Quelques objets littéraires et journalistiques qui ont retenu l'attention de la rédaction de Décideurs RH en janvier 2025.
Les lectures de la rédaction RH
Je travaille donc je suis ?
Dans Écouter le travail vivant, dirigé par Christophe Dejours et coordonné par Gabriel Perez, la psychodynamique du travail s’érige en grille de lecture clinique et philosophique du rapport de l’individu à son labeur. À travers une mosaïque de récits et d’observations, l’ouvrage révèle comment le travail façonne les subjectivités, exposant à la fois la souffrance et les stratégies de défense qu’elle engendre. Mais au-delà de cette conflictualité intérieure, c’est la place du clinicien qui se redéfinit. Son écoute, loin d’être passive, devient une plongée dans les résonances du travail sur l’humain, où chaque tâche, chaque effort laisse une trace sur l’identité du sujet. Dans ce dédale où se croisent sublimation, aliénation et quête de sens, l’ouvrage esquisse un portrait du travail comme espace de construction ou de possible destruction. Le travail, loin d’être une simple nécessité économique, y apparaît aussi comme un lieu où l’être humain se façonne et se confronte à lui-même.

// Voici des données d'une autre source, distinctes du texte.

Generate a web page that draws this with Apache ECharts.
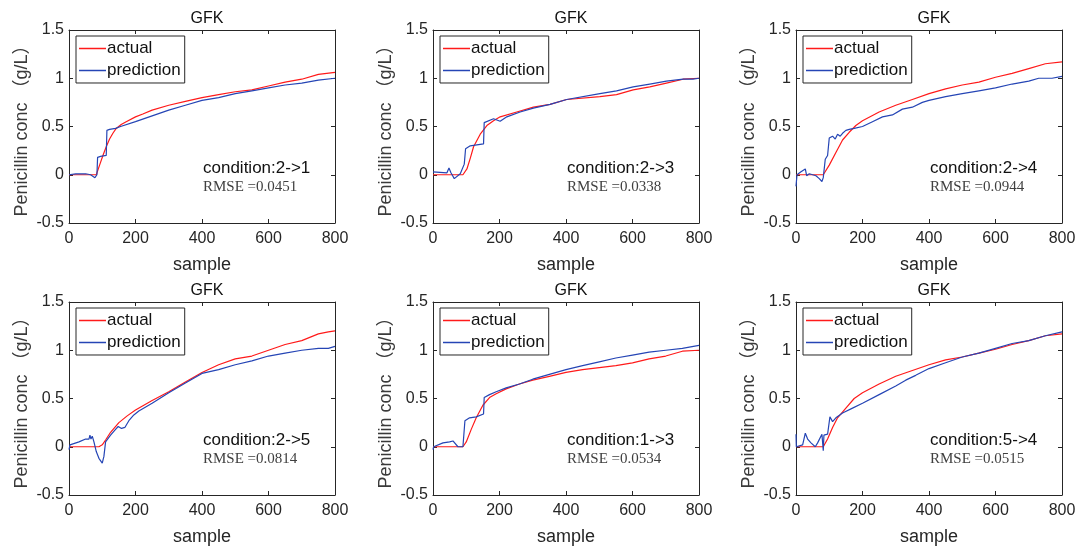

Écouter le travail vivant, sous la direction de Christophe Dejours, Les Éditions de l’Atelier, 2024, 160 pages, 20 euros.
Travailleur en son pays
Dans Les valeurs du travail, Olivier Galland livre une réflexion approfondie sur les représentations contemporaines du travail, s’appuyant sur plusieurs décennies d’enquêtes menées dans les sociétés occidentales. À rebours des discours alarmistes sur une prétendue érosion de l’éthique laborieuse, il met en évidence une remarquable permanence des attentes à l’égard du monde professionnel, suggérant que les mutations économiques et les crises récentes n’ont pas altéré en profondeur son statut dans l’imaginaire collectif. Toutefois, l’auteur souligne l’existence de clivages nationaux marqués : si certaines sociétés continuent d’ériger le travail en valeur centrale, perçu tantôt comme une vocation, tantôt comme un impératif social, d’autres lui confèrent une dimension plus instrumentale, subordonnée aux aspirations personnelles. Galland démontre que ces divergences ne sauraient être pleinement expliquées par les seules conditions d’exercice ou les trajectoires individuelles, mais relèvent avant tout de ce qu’il qualifie d’“effet pays”– un ancrage culturel profond structurant le rapport au travail, bien au-delà des contingences immédiates. L’approche des dynamiques à l’œuvre qui s’articule dans l’ouvrage se veut nuancée, afin de mieux saisir la diversité des représentations selon les contextes nationaux.
Les valeurs du travail, Olivier Galland, Presses de Sciences Po, 2024, 152 pages, 9 euros.
Leurs enfants et eux
Deux ans après la parution de Vol au-dessus d’un nid de coucou en 1962, le super-héros de la contre-culture américaine Ken Kesey écrivait Et quelquefois, j’ai comme une grande idée. À première vue, son sujet n’est pas très emballant : plus de 800 pages sur une famille de bûcherons de l’Oregon qui bravent l’autorité d’un syndicat. Mais ce livre est un monument de la littérature américaine, un roman à l’ambition folle et démesurée, une réflexion sur la nature conquérante, les rapports humains, le travail, la famille, la vengeance, la littérature. Un chef-d’œuvre méconnu ressuscité par la maison d’édition Monsieur Toussaint Louverture. Mais attention, c’est aussi une lecture exigeante, une épreuve de force dont on ne sort pas indemne. L’éditeur nous avertit : “ne vous laissez pas décourager, prenez le temps, remettez à plus tard si besoin, mais n’abandonnez pas, c’est l’un des plus grands livres qu’il nous ait été donné de lire.” Alors, cap ou pas cap ?
Et quelquefois, j’ai comme une grande idée, de Ken Kesey, traduit de l’anglais par Antoine Cazé, Monsieur Toussaint Louverture, 2015, 896 pages, 14,50 euros.